Alê é funcionária do aeroporto de Guarulhos, em São Paulo, e marcada por perdas ao longo da vida (da mãe, da irmã, da casa de sua família), busca incansavelmente “tesouros” em malas alheias. Nas horas vagas, se aventura pela natureza, onde o contato com a terra e a água parece aliviar o vazio das ausências e injustiças do passado.

O trabalho de Flora Dias e Juruna Mallon é resultado de uma longa pesquisa que teve início em 2014. O filme – extremamente reflexivo e sensorial – vai sendo desenhado através da conexão das experiências de Alê (vivida pela atriz Larissa Siqueira) com as camadas desenterradas da história do território de Guarulhos.
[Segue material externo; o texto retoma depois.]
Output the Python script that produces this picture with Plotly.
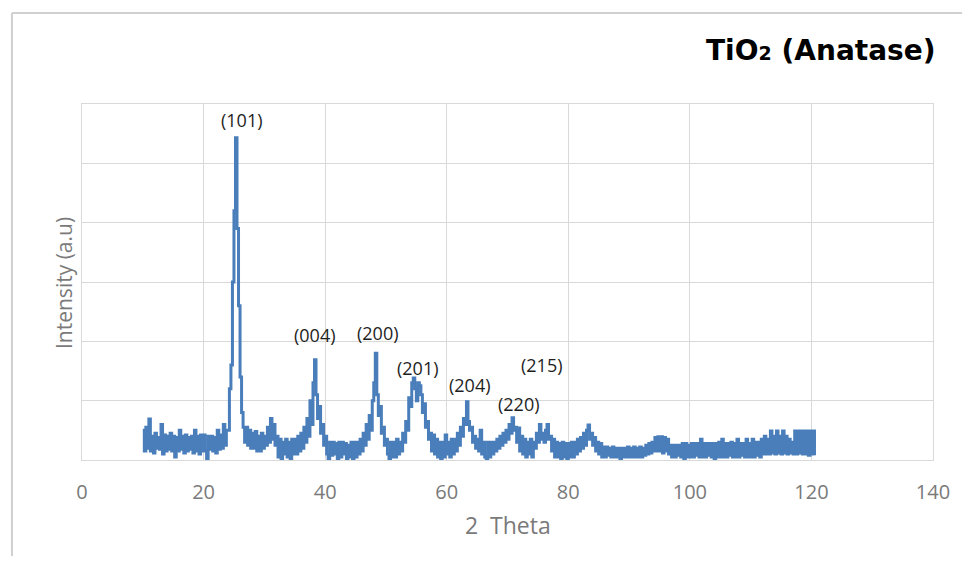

Não por acaso o título do filme em inglês é The Intrusion (a intrusão) – fenômeno geológico em que camadas rochosas se rompem, expandindo-se à superfície. “Sinto que é um pouco o que a Alê faz: ela vive essas camadas e esses diferentes tempos. Ela tem essa sensibilidade, essa abertura com a natureza e outros seres, evocando essa intrusão, essa erupção da memória do próprio território”, aponta Flora.

“A memória emerge de várias formas: nem sempre lembrar é um exercício mental”, indica Juruna. “A memória está no corpo, no toque, no sentir. E o filme trabalha bastante essa dimensão do gestual, do caminhar, do olhar”, diz, em referência às vivências da personagem principal.

Os diretores do longa "O Estranho": Juruna Mallon e Flora Dias.
Os diretores do longa "O Estranho": Juruna Mallon e Flora Dias. © Daniella Franco/RFI

Causa indígena: das injustiças à reviravolta

Estranho ou intruso, o aeroporto abre um canal para a denúncia da invasão do território indígena local, interrompendo o percurso natural de gerações. No roubo desse espaço, personagens apresentados ao longo do filme – fictícios ou não – expressam o desamparo gerado pelos laços cortados à força com a terra e os ancestrais.

Embora essas dores e vitórias de indígenas e afrodescendentes sejam conhecidas e inerentes à história do povo brasileiro, o convite à reflexão feito em “O Estranho” é um reforço necessário, em uma época em que tragédias como a recente crise humanitária dos Yanomamis continuam ocorrendo.

O poético desfecho do longa, no entanto, é uma aliviante reviravolta. “Os povos indígenas sofreram tanto apagamento, tanto silenciamento, mas renascem todos os dias. O filme é sobre isso, sobre essa persistência”, ressalta a cineasta.

Para os dois diretores, o longa evoca sofrimento e injustiça históricos, mas também enfatiza a ascensão dos povos autóctones brasileiros a espaços de poder e arte. “Isso está no filme porque está nas nossas vidas”, diz Flora, antes de concluir citando uma frase da ministra brasileira dos Povos Indígenas, Sônia Guajajara: “Nada sobre nós sem nós”.